**Work to complete**
Drop every picture. Then return, exactly, the lines from the beginning of the listing below through the one containing "import * as echarts from 'echarts';".

**Information provided**
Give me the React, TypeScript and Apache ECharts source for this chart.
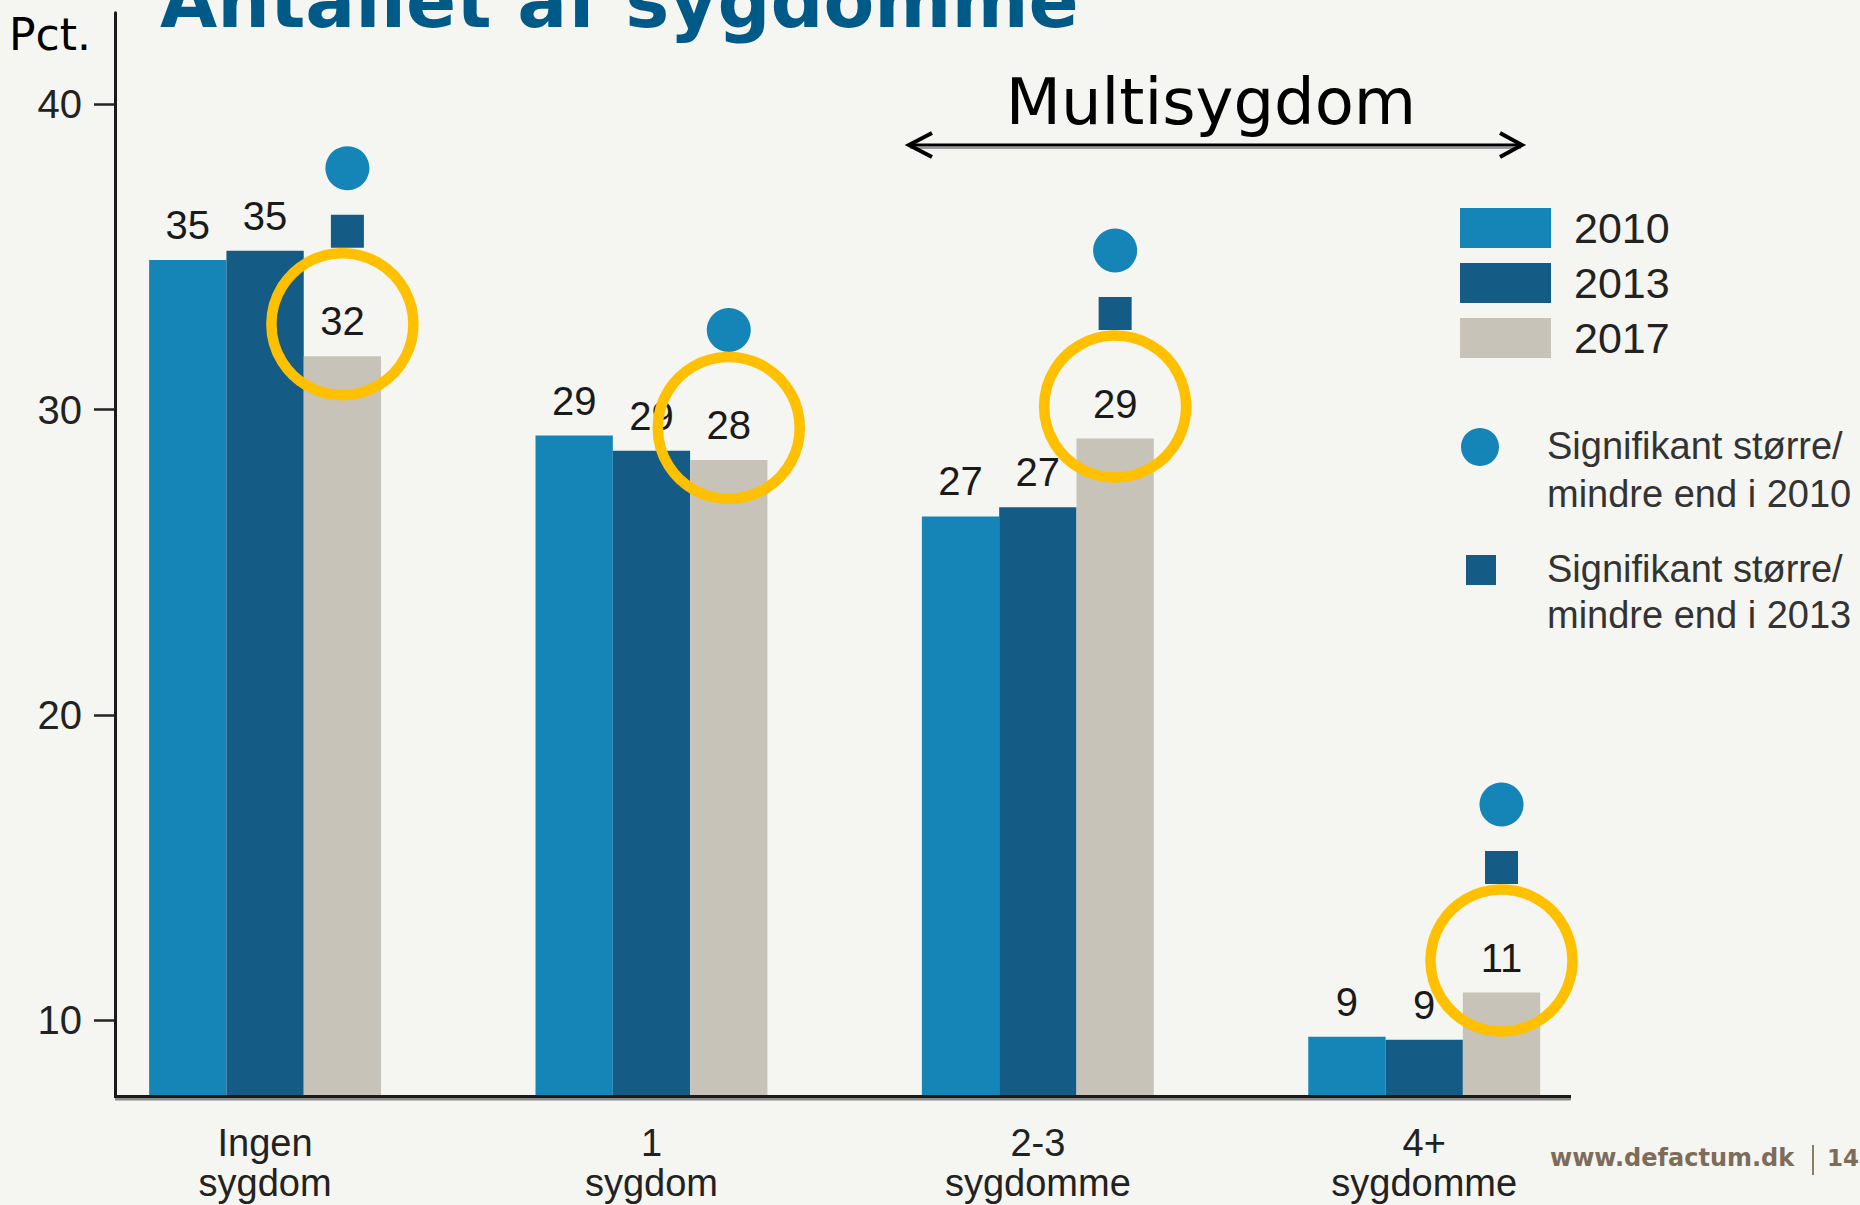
import React, { useEffect, useRef } from 'react';
import * as echarts from 'echarts';

// ---- data ----
const categories = ['Ingen\nsygdom', '1\nsygdom', '2-3\nsygdomme', '4+\nsygdomme'];
const years = ['2010', '2013', '2017'];
const values2010 = [34.9, 29.15, 26.5, 9.45];
const values2013 = [35.2, 28.65, 26.8, 9.35];
const values2017 = [31.75, 28.35, 29.05, 10.9];
const sigVs2010 = [true, true, true, true];
const sigVs2013 = [true, false, true, true];
const yTicks = [10, 20, 30, 40];
const sigLabels = ['Signifikant større/\nmindre end i 2010', 'Signifikant større/\nmindre end i 2013'];
const titleText = 'Antallet af sygdomme';
const unitText = 'Pct.';
const bracketText = 'Multisygdom';
const footerText = 'www.defactum.dk';
const pageNumber = '14';

// ---- style ----
const SANS = '"Liberation Sans", Arial, Helvetica, sans-serif';
const VERDANA = '"DejaVu Sans", Verdana, sans-serif';
const BG = '#F5F5F1';
const yearColors = ['#1585B7', '#145C86', '#C7C3B9'];
const yearValues = [values2010, values2013, values2017];
const BAR_W = 77.3;
const RING = '#FFC000';
const FOOT = '#7D6C5A';

export default function App() {
  const ref = useRef<HTMLDivElement>(null);

  useEffect(() => {
    document.body.style.margin = '0';
    document.body.style.background = BG;
    const chart = echarts.init(ref.current as HTMLDivElement, null, { renderer: 'svg' });

    const barSeries = years.map((y, i) => ({
      type: 'bar',
      name: y,
      data: yearValues[i],
      barWidth: BAR_W,
      barGap: '0%',
      itemStyle: { color: yearColors[i] },
      label: {
        show: true,
        position: 'top',
        distance: 15,
        formatter: (p: any) => String(Math.round(p.value)),
        fontSize: 40,
        color: '#1a1a1a',
        fontFamily: SANS,
      },
      z: 2,
    }));

    const sig2010Series = {
      type: 'scatter',
      name: sigLabels[0],
      symbol: 'circle',
      symbolSize: 44,
      itemStyle: { color: yearColors[0], opacity: 1 },
      data: values2017.map((v, i) =>
        sigVs2010[i] ? { value: v, symbolOffset: [BAR_W + (i === 0 ? 5 : 0), sigVs2013[i] ? -188 : -130] } : '-'
      ),
      z: 3,
      silent: true,
    };

    const sig2013Series = {
      type: 'scatter',
      name: sigLabels[1],
      symbol: 'rect',
      symbolSize: 33,
      itemStyle: { color: yearColors[1], opacity: 1 },
      data: values2017.map((v, i) =>
        sigVs2013[i] ? { value: v, symbolOffset: [BAR_W + (i === 0 ? 5 : 0), -125] } : '-'
      ),
      z: 3,
      silent: true,
    };

    const ringSeries = {
      type: 'scatter',
      name: 'highlight2017',
      symbol: 'circle',
      symbolSize: 142,
      symbolOffset: [BAR_W, -32],
      itemStyle: { color: 'rgba(0,0,0,0)', borderColor: RING, borderWidth: 10.5, opacity: 1 },
      data: values2017.slice(),
      z: 4,
      silent: true,
    };

    const option: any = {
      animation: false,
      backgroundColor: BG,
      grid: { left: 71.9, width: 1545.5, top: 12.8, height: 1083.5, containLabel: false },
      xAxis: {
        type: 'category',
        data: categories,
        axisLine: { show: false },
        axisTick: { show: false },
        axisLabel: { fontSize: 38, lineHeight: 40, margin: 27, color: '#222', fontFamily: SANS },
      },
      yAxis: {
        type: 'value',
        min: 7.5,
        max: 43,
        offset: -43.1,
        splitLine: { show: false },
        axisLine: { show: true, lineStyle: { color: '#1a1a1a', width: 3 } },
        axisTick: { show: true, length: 21, customValues: yTicks, lineStyle: { color: '#222', width: 2.5 } },
        axisLabel: { customValues: yTicks, fontSize: 40, margin: 33, color: '#222', fontFamily: SANS },
      },
      legend: {
        data: years,
        orient: 'vertical',
        left: 1460,
        top: 206.5,
        padding: 0,
        itemWidth: 91,
        itemHeight: 40,
        itemGap: 12,
        icon: 'rect',
        selectedMode: false,
        textStyle: { fontSize: 43, color: '#222', fontFamily: SANS, padding: [0, 0, 0, 18] },
      },
      series: [...barSeries, ringSeries, sig2010Series, sig2013Series],
      graphic: [
        // title (cropped at the top of the page, as in the slide)
        {
          type: 'text', x: 160, y: 1.2, z: 10,
          style: { text: titleText, font: `bold 74px ${VERDANA}`, fill: '#005A87', textVerticalAlign: 'middle' },
        },
        {
          type: 'text', x: 9, y: 34.8, z: 10,
          style: { text: unitText, font: `44px ${VERDANA}`, fill: '#000', textVerticalAlign: 'middle' },
        },
        {
          type: 'text', x: 1211, y: 101.9, z: 10,
          style: { text: bracketText, font: `64px ${VERDANA}`, fill: '#000', textAlign: 'center', textVerticalAlign: 'middle' },
        },
        // double arrow
        { type: 'line', z: 9, shape: { x1: 910, y1: 148, x2: 1521, y2: 148 }, style: { stroke: '#9a9a9a', lineWidth: 2 } },
        { type: 'line', z: 10, shape: { x1: 910, y1: 145, x2: 1521, y2: 145 }, style: { stroke: '#000', lineWidth: 3 } },
        { type: 'polyline', z: 10, shape: { points: [[932, 133], [909, 145], [932, 157]] }, style: { stroke: '#000', lineWidth: 4, fill: 'none' } },
        { type: 'polyline', z: 10, shape: { points: [[1500, 133], [1522, 145], [1500, 157]] }, style: { stroke: '#000', lineWidth: 4, fill: 'none' } },
        // x axis baseline
        { type: 'line', z: 9, shape: { x1: 115, y1: 1099.3, x2: 1571, y2: 1099.3 }, style: { stroke: '#8a8a8a', lineWidth: 2.5 } },
        { type: 'line', z: 10, shape: { x1: 114, y1: 1096.5, x2: 1571, y2: 1096.5 }, style: { stroke: '#1a1a1a', lineWidth: 3 } },
        // significance legend
        { type: 'circle', z: 10, shape: { cx: 1480, cy: 447, r: 19 }, style: { fill: yearColors[0] } },
        { type: 'rect', z: 10, shape: { x: 1466, y: 555, width: 30, height: 30 }, style: { fill: yearColors[1] } },
        {
          type: 'text', x: 1547, y: 421.5, z: 10,
          style: { text: sigLabels[0], font: `38px ${SANS}`, lineHeight: 48, fill: '#333', textVerticalAlign: 'top' },
        },
        {
          type: 'text', x: 1547, y: 545.5, z: 10,
          style: { text: sigLabels[1], font: `38px ${SANS}`, lineHeight: 46, fill: '#333', textVerticalAlign: 'top' },
        },
        // footer
        {
          type: 'text', x: 1550, y: 1158.4, z: 10,
          style: { text: footerText, font: `bold 24px ${VERDANA}`, fill: FOOT, textVerticalAlign: 'middle' },
        },
        { type: 'line', z: 10, shape: { x1: 1813, y1: 1145, x2: 1813, y2: 1175 }, style: { stroke: '#8C7C6A', lineWidth: 2 } },
        {
          type: 'text', x: 1827, y: 1158.4, z: 10,
          style: { text: pageNumber, font: `bold 23px ${VERDANA}`, fill: FOOT, textVerticalAlign: 'middle' },
        },
      ],
    };

    chart.setOption(option);
    return () => chart.dispose();
  }, []);

  return <div ref={ref} style={{ width: 1860, height: 1205, background: BG }} />;
}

**Solution below**
Give me the React, TypeScript and Apache ECharts source for this chart.
import React, { useEffect, useRef } from 'react';
import * as echarts from 'echarts';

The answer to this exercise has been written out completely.